◆ **TASK INSTRUCTIONS**: Your task is to retype each line of the data below exactly.

◆ **INFORMATION SUPPLIED**:

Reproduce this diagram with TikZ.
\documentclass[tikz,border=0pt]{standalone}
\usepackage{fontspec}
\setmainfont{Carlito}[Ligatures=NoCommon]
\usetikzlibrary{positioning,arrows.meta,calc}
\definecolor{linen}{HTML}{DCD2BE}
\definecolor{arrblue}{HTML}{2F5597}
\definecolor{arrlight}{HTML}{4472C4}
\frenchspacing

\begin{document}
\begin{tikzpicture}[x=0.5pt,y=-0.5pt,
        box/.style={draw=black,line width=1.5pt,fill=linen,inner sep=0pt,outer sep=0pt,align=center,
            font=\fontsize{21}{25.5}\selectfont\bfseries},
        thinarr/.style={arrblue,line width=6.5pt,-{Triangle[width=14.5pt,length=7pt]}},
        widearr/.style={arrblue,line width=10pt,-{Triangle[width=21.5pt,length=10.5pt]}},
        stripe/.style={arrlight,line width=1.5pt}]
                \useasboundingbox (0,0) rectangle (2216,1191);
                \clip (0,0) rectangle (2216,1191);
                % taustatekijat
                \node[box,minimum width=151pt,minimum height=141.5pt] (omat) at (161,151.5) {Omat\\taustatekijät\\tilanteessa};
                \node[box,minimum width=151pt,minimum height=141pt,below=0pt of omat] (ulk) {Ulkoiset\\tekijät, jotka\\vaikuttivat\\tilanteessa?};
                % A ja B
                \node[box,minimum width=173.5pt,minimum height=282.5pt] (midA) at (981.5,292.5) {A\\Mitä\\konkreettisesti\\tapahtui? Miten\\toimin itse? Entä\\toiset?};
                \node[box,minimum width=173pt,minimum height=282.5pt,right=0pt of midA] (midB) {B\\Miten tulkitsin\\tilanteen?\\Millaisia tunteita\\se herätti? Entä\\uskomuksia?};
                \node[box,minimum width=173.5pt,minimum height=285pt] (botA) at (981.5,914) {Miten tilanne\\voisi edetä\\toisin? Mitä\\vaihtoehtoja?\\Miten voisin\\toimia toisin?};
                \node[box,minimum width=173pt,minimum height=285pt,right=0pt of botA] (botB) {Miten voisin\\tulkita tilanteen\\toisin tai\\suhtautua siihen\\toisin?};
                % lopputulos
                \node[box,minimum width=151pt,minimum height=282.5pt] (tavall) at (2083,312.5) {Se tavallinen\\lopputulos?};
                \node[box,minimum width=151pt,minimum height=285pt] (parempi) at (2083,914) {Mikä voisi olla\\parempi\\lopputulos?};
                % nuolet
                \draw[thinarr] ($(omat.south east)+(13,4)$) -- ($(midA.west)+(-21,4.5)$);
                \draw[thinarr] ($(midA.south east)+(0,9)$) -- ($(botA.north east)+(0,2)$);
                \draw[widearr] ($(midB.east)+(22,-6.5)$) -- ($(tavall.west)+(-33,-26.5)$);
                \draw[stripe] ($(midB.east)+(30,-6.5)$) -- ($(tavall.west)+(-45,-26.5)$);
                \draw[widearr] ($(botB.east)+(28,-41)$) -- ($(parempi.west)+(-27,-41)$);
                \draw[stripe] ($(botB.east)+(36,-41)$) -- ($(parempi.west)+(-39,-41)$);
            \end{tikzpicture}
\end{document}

◆ **EXERCISE SOLUTION**:
Reproduce this diagram with TikZ.
\documentclass[tikz,border=0pt]{standalone}
\usepackage{fontspec}
\setmainfont{Carlito}[Ligatures=NoCommon]
\usetikzlibrary{positioning,arrows.meta,calc}
\definecolor{linen}{HTML}{DCD2BE}
\definecolor{arrblue}{HTML}{2F5597}
\definecolor{arrlight}{HTML}{4472C4}
\frenchspacing

\begin{document}
\begin{tikzpicture}[x=0.5pt,y=-0.5pt,
        box/.style={draw=black,line width=1.5pt,fill=linen,inner sep=0pt,outer sep=0pt,align=center,
            font=\fontsize{21}{25.5}\selectfont\bfseries},
        thinarr/.style={arrblue,line width=6.5pt,-{Triangle[width=14.5pt,length=7pt]}},
        widearr/.style={arrblue,line width=10pt,-{Triangle[width=21.5pt,length=10.5pt]}},
        stripe/.style={arrlight,line width=1.5pt}]
                \useasboundingbox (0,0) rectangle (2216,1191);
                \clip (0,0) rectangle (2216,1191);
                % taustatekijat
                \node[box,minimum width=151pt,minimum height=141.5pt] (omat) at (161,151.5) {Omat\\taustatekijät\\tilanteessa};
                \node[box,minimum width=151pt,minimum height=141pt,below=0pt of omat] (ulk) {Ulkoiset\\tekijät, jotka\\vaikuttivat\\tilanteessa?};
                % A ja B
                \node[box,minimum width=173.5pt,minimum height=282.5pt] (midA) at (981.5,292.5) {A\\Mitä\\konkreettisesti\\tapahtui? Miten\\toimin itse? Entä\\toiset?};
                \node[box,minimum width=173pt,minimum height=282.5pt,right=0pt of midA] (midB) {B\\Miten tulkitsin\\tilanteen?\\Millaisia tunteita\\se herätti? Entä\\uskomuksia?};
                \node[box,minimum width=173.5pt,minimum height=285pt] (botA) at (981.5,914) {Miten tilanne\\voisi edetä\\toisin? Mitä\\vaihtoehtoja?\\Miten voisin\\toimia toisin?};
                \node[box,minimum width=173pt,minimum height=285pt,right=0pt of botA] (botB) {Miten voisin\\tulkita tilanteen\\toisin tai\\suhtautua siihen\\toisin?};
                % lopputulos
                \node[box,minimum width=151pt,minimum height=282.5pt] (tavall) at (2083,312.5) {Se tavallinen\\lopputulos?};
                \node[box,minimum width=151pt,minimum height=285pt] (parempi) at (2083,914) {Mikä voisi olla\\parempi\\lopputulos?};
                % nuolet
                \draw[thinarr] ($(omat.south east)+(13,4)$) -- ($(midA.west)+(-21,4.5)$);
                \draw[thinarr] ($(midA.south east)+(0,9)$) -- ($(botA.north east)+(0,2)$);
                \draw[widearr] ($(midB.east)+(22,-6.5)$) -- ($(tavall.west)+(-33,-26.5)$);
                \draw[stripe] ($(midB.east)+(30,-6.5)$) -- ($(tavall.west)+(-45,-26.5)$);
                \draw[widearr] ($(botB.east)+(28,-41)$) -- ($(parempi.west)+(-27,-41)$);
                \draw[stripe] ($(botB.east)+(36,-41)$) -- ($(parempi.west)+(-39,-41)$);
            \end{tikzpicture}
\end{document}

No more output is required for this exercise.